• **YOUR TASK**: Go through the data below and copy it exactly, skipping every picture.

• **INFORMATION PROVIDED**:
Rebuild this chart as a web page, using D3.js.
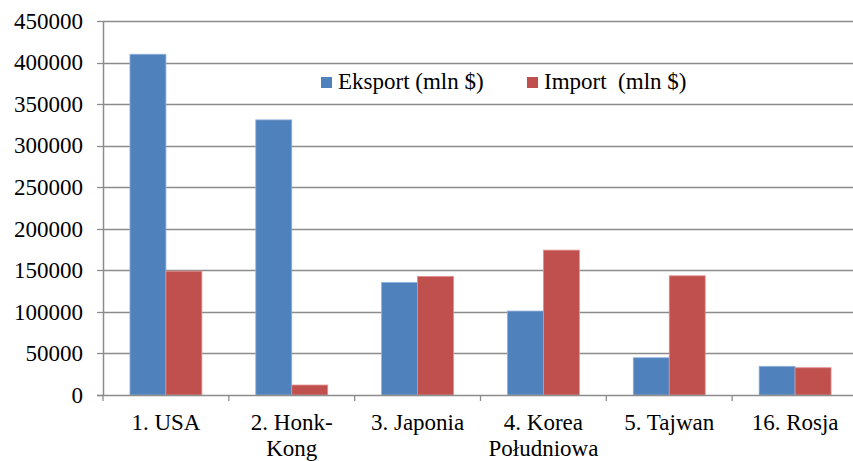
<!DOCTYPE html>
<html>
<head>
<meta charset="utf-8">
<script src="https://cdn.jsdelivr.net/npm/d3@7"></script>
<style>
  body { margin: 0; background: #fff; }
  #chart text, #chart tspan { font-family: "Liberation Serif", "Times New Roman", Tinos !important; font-size: 23px; }
</style>
</head>
<body>
<div id="chart"></div>
<script>
// data
const categories = ["1. USA", "2. Honk-\nKong", "3. Japonia", "4. Korea\nPołudniowa", "5. Tajwan", "16. Rosja"];
const eksport = [410000, 331000, 135500, 101000, 44800, 34500];
const imports = [149000, 12000, 142700, 174300, 143400, 32800];
const seriesNames = ["Eksport (mln $)", "Import  (mln $)"];
const yTicks = [0, 50000, 100000, 150000, 200000, 250000, 300000, 350000, 400000, 450000];

const W = 853, H = 461;
const margin = {top: 21, right: -5, bottom: 66, left: 103},
    width = W - margin.left - margin.right,
    height = H - margin.top - margin.bottom;

const blue = "#4f81bd", red = "#c0504d", grid = "#8c8c8c";

const svg = d3.select("#chart")
    .append("svg")
    .attr("width", W)
    .attr("height", H);

const g = svg.append("g")
    .attr("transform", `translate(${margin.left},${margin.top})`);

const x = d3.scaleBand()
    .domain(categories)
    .range([0, width]);

const xInner = d3.scaleBand()
    .domain([0, 1])
    .range([0, x.bandwidth()])
    .paddingOuter(0.75)
    .paddingInner(0);

const y = d3.scaleLinear([0, 450000], [height, 0]);

// gridlines
g.selectAll(".grid")
    .data(yTicks.filter(d => d > 0))
    .enter()
    .append("line")
    .attr("class", "grid")
    .attr("x1", 0)
    .attr("x2", W - margin.left)
    .attr("y1", d => Math.round(y(d)) + 0.5)
    .attr("y2", d => Math.round(y(d)) + 0.5)
    .attr("stroke", grid)
    .attr("stroke-width", 1.3);

// bars
const rows = categories.map((c, i) => ({cat: c, vals: [eksport[i], imports[i]]}));
const groups = g.selectAll(".cat")
    .data(rows)
    .enter()
    .append("g")
    .attr("transform", d => `translate(${x(d.cat)},0)`);

groups.selectAll("rect")
    .data(d => d.vals.map((v, k) => ({k, v})))
    .enter()
    .append("rect")
    .attr("x", d => xInner(d.k))
    .attr("width", xInner.bandwidth())
    .attr("y", d => y(d.v))
    .attr("height", d => height - y(d.v))
    .attr("fill", d => d.k === 0 ? blue : red)
    .attr("stroke", d => d.k === 0 ? "#8fb0db" : "#e0908e")
    .attr("stroke-width", 0.8);

// y axis
const yAxis = g.append("g");
yAxis.append("line")
    .attr("x1", 0.5).attr("x2", 0.5)
    .attr("y1", 0).attr("y2", height)
    .attr("stroke", grid).attr("stroke-width", 1.5);
yAxis.selectAll(".yt")
    .data(yTicks)
    .enter()
    .append("line")
    .attr("x1", -6).attr("x2", 0)
    .attr("y1", d => Math.round(y(d)) + 0.5)
    .attr("y2", d => Math.round(y(d)) + 0.5)
    .attr("stroke", grid).attr("stroke-width", 1.3);
yAxis.selectAll(".yl")
    .data(yTicks)
    .enter()
    .append("text")
    .attr("x", -20)
    .attr("y", d => y(d))
    .attr("dy", "0.34em")
    .attr("text-anchor", "end")
    .attr("fill", "#000")
    .text(d3.format("d"));

// x axis line and ticks
const xAxis = g.append("g").attr("transform", `translate(0,${height})`);
xAxis.append("line")
    .attr("x1", -6).attr("x2", W - margin.left)
    .attr("y1", 0.5).attr("y2", 0.5)
    .attr("stroke", grid).attr("stroke-width", 1.5);
xAxis.selectAll(".xt")
    .data(categories)
    .enter()
    .append("line")
    .attr("x1", d => x(d)).attr("x2", d => x(d))
    .attr("y1", 0).attr("y2", 6)
    .attr("stroke", grid).attr("stroke-width", 1.3);

const labels = xAxis.selectAll(".xl")
    .data(categories)
    .enter()
    .append("text")
    .attr("text-anchor", "middle")
    .attr("fill", "#000");
labels.selectAll("tspan")
    .data(d => d.split("\n").map(t => ({t, c: d})))
    .enter()
    .append("tspan")
    .attr("x", d => x(d.c) + x.bandwidth() / 2)
    .attr("y", (d, i) => 35 + i * 26)
    .text(d => d.t);

// legend
const legend = svg.append("g").attr("transform", "translate(321,77)");
const legendX = [0, 206];
seriesNames.forEach((name, i) => {
    legend.append("rect")
        .attr("x", legendX[i]).attr("y", 0)
        .attr("width", 11).attr("height", 11)
        .attr("fill", i === 0 ? blue : red);
    legend.append("text")
        .attr("x", legendX[i] + 17).attr("y", 12)
        .attr("fill", "#000")
        .style("white-space", "pre")
        .text(name);
});
</script>
</body>
</html>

• **EXPECTED OUTPUT**:
Rebuild this chart as a web page, using D3.js.
<!DOCTYPE html>
<html>
<head>
<meta charset="utf-8">
<script src="https://cdn.jsdelivr.net/npm/d3@7"></script>
<style>
  body { margin: 0; background: #fff; }
  #chart text, #chart tspan { font-family: "Liberation Serif", "Times New Roman", Tinos !important; font-size: 23px; }
</style>
</head>
<body>
<div id="chart"></div>
<script>
// data
const categories = ["1. USA", "2. Honk-\nKong", "3. Japonia", "4. Korea\nPołudniowa", "5. Tajwan", "16. Rosja"];
const eksport = [410000, 331000, 135500, 101000, 44800, 34500];
const imports = [149000, 12000, 142700, 174300, 143400, 32800];
const seriesNames = ["Eksport (mln $)", "Import  (mln $)"];
const yTicks = [0, 50000, 100000, 150000, 200000, 250000, 300000, 350000, 400000, 450000];

const W = 853, H = 461;
const margin = {top: 21, right: -5, bottom: 66, left: 103},
    width = W - margin.left - margin.right,
    height = H - margin.top - margin.bottom;

const blue = "#4f81bd", red = "#c0504d", grid = "#8c8c8c";

const svg = d3.select("#chart")
    .append("svg")
    .attr("width", W)
    .attr("height", H);

const g = svg.append("g")
    .attr("transform", `translate(${margin.left},${margin.top})`);

const x = d3.scaleBand()
    .domain(categories)
    .range([0, width]);

const xInner = d3.scaleBand()
    .domain([0, 1])
    .range([0, x.bandwidth()])
    .paddingOuter(0.75)
    .paddingInner(0);

const y = d3.scaleLinear([0, 450000], [height, 0]);

// gridlines
g.selectAll(".grid")
    .data(yTicks.filter(d => d > 0))
    .enter()
    .append("line")
    .attr("class", "grid")
    .attr("x1", 0)
    .attr("x2", W - margin.left)
    .attr("y1", d => Math.round(y(d)) + 0.5)
    .attr("y2", d => Math.round(y(d)) + 0.5)
    .attr("stroke", grid)
    .attr("stroke-width", 1.3);

// bars
const rows = categories.map((c, i) => ({cat: c, vals: [eksport[i], imports[i]]}));
const groups = g.selectAll(".cat")
    .data(rows)
    .enter()
    .append("g")
    .attr("transform", d => `translate(${x(d.cat)},0)`);

groups.selectAll("rect")
    .data(d => d.vals.map((v, k) => ({k, v})))
    .enter()
    .append("rect")
    .attr("x", d => xInner(d.k))
    .attr("width", xInner.bandwidth())
    .attr("y", d => y(d.v))
    .attr("height", d => height - y(d.v))
    .attr("fill", d => d.k === 0 ? blue : red)
    .attr("stroke", d => d.k === 0 ? "#8fb0db" : "#e0908e")
    .attr("stroke-width", 0.8);

// y axis
const yAxis = g.append("g");
yAxis.append("line")
    .attr("x1", 0.5).attr("x2", 0.5)
    .attr("y1", 0).attr("y2", height)
    .attr("stroke", grid).attr("stroke-width", 1.5);
yAxis.selectAll(".yt")
    .data(yTicks)
    .enter()
    .append("line")
    .attr("x1", -6).attr("x2", 0)
    .attr("y1", d => Math.round(y(d)) + 0.5)
    .attr("y2", d => Math.round(y(d)) + 0.5)
    .attr("stroke", grid).attr("stroke-width", 1.3);
yAxis.selectAll(".yl")
    .data(yTicks)
    .enter()
    .append("text")
    .attr("x", -20)
    .attr("y", d => y(d))
    .attr("dy", "0.34em")
    .attr("text-anchor", "end")
    .attr("fill", "#000")
    .text(d3.format("d"));

// x axis line and ticks
const xAxis = g.append("g").attr("transform", `translate(0,${height})`);
xAxis.append("line")
    .attr("x1", -6).attr("x2", W - margin.left)
    .attr("y1", 0.5).attr("y2", 0.5)
    .attr("stroke", grid).attr("stroke-width", 1.5);
xAxis.selectAll(".xt")
    .data(categories)
    .enter()
    .append("line")
    .attr("x1", d => x(d)).attr("x2", d => x(d))
    .attr("y1", 0).attr("y2", 6)
    .attr("stroke", grid).attr("stroke-width", 1.3);

const labels = xAxis.selectAll(".xl")
    .data(categories)
    .enter()
    .append("text")
    .attr("text-anchor", "middle")
    .attr("fill", "#000");
labels.selectAll("tspan")
    .data(d => d.split("\n").map(t => ({t, c: d})))
    .enter()
    .append("tspan")
    .attr("x", d => x(d.c) + x.bandwidth() / 2)
    .attr("y", (d, i) => 35 + i * 26)
    .text(d => d.t);

// legend
const legend = svg.append("g").attr("transform", "translate(321,77)");
const legendX = [0, 206];
seriesNames.forEach((name, i) => {
    legend.append("rect")
        .attr("x", legendX[i]).attr("y", 0)
        .attr("width", 11).attr("height", 11)
        .attr("fill", i === 0 ? blue : red);
    legend.append("text")
        .attr("x", legendX[i] + 17).attr("y", 12)
        .attr("fill", "#000")
        .style("white-space", "pre")
        .text(name);
});
</script>
</body>
</html>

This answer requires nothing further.